If the inmate hires a Dayton criminal defense lawyer, they may send the Parole Board a letter explaining why the inmate is suitable for parole. The attorney may also address specific issues and factors that the Parole Board considers when deciding whether to grant parole.
Other interested parties are notified of the parole hearing, including the original prosecutor and victims. These parties may also submit information arguing for or against parole to the Parole Board. The inmate’s family may also submit written statements to the Parole Board.
Inmates typically appear at their parole hearing by video conference. They are not permitted to have an attorney appear at the hearing. However, their criminal defense attorney may assist them in preparing for the parole hearing.

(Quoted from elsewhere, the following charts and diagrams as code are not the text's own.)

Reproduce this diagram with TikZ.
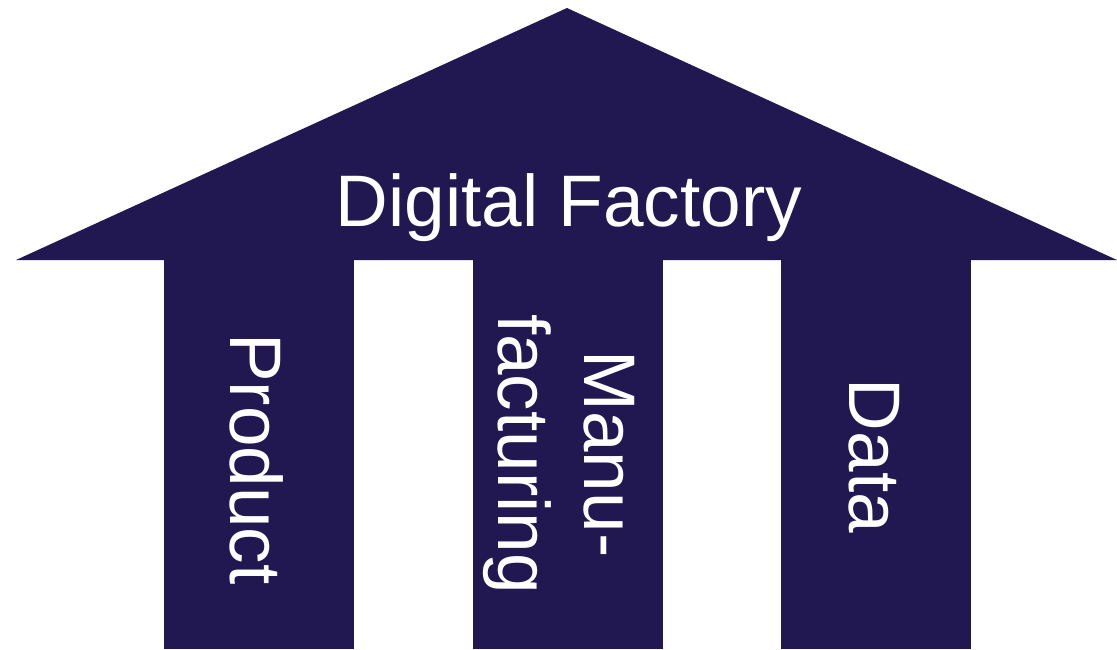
\documentclass[tikz,border=0pt]{standalone}
\usepackage{fontspec}
\setmainfont{Liberation Sans}
\usetikzlibrary{positioning}
\definecolor{factoryblue}{RGB}{33,24,82}

\tikzset{
  housepart/.style={fill=factoryblue},
  titletext/.style={text=white,font=\fontsize{73}{86}\selectfont,inner sep=0pt},
  pillartext/.style={text=white,font=\fontsize{73}{86}\selectfont,rotate=-90,align=center,inner sep=0pt}
}

\begin{document}
\begin{tikzpicture}[x=1pt,y=-1pt]
  \useasboundingbox (0,0) rectangle (1117,649);

  % roof
  \fill[housepart] (16,260) -- (567,8) -- (1117,260) -- cycle;

  % pillars
  \fill[housepart] (164,259) rectangle (354,649);
  \fill[housepart] (473,259) rectangle (663,649);
  \fill[housepart] (781,259) rectangle (971,649);

  \node[titletext,anchor=base] (title) at (569,226) {Digital Factory};

  \node[pillartext] (product) at (257,459) {Product};
  \node[pillartext] (manufacturing) at (559,454) {Manu-\\facturing};
  \node[pillartext] (data) at (874,456) {Data};
\end{tikzpicture}
\end{document}
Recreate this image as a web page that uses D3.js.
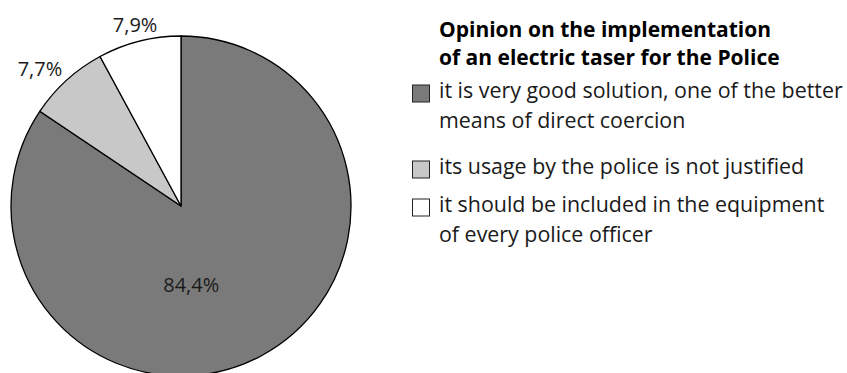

If the Parole Board grants parole, a release date is set. The Parole Board also determines the conditions of release. A new review date is set for the inmate if parole is denied.
In some cases, the Parole Board may schedule an Open Hearing if there are challenges to the inmate’s parole by the prosecutor or the victim. At an Open Hearing, the parties may argue against parole. The inmate’s criminal lawyer may present arguments in favor of parole.
What Factors Does the Parole Board Consider?
The Parole Board considers numerous factors when deciding whether to grant parole.
Relevant information and factors the Parole Board considers include:
- A risk assessment indicating the inmate’s risk to re-offend
- The inmate’s criminal history
- The degree to which the inmate can control their behavior or demonstrate impulsivity
- Institutional programming and behavior
- Recommendations regarding parole made at sentencing by the judge or prosecuting attorney
- Communications between the inmate and the victim or the victim’s representative
- Substance and degree of community support for or against release
- Statement from the inmate
- The inmate’s ability, readiness, and motivation to assume responsibilities and obligations
- The inmate’s family situation and other support systems
- Any mitigating factors
- All other factors the Parole Board deems relevant to release
After reviewing all relevant facts, the Parole Board may approve the release if it finds that the inmate is suitable for parole. However, the Parole Board may deny parole if it believes the inmate will engage in criminal activity after release or the criminal offense factors outweigh the inmate’s rehabilitative efforts.
Should I Hire A Criminal Defense Lawyer if I Am Being Considered for Parole?
Inmates do not necessarily need to hire a Dayton criminal defense lawyer to represent them regarding parole. However, hiring an attorney may improve the chances of a successful outcome.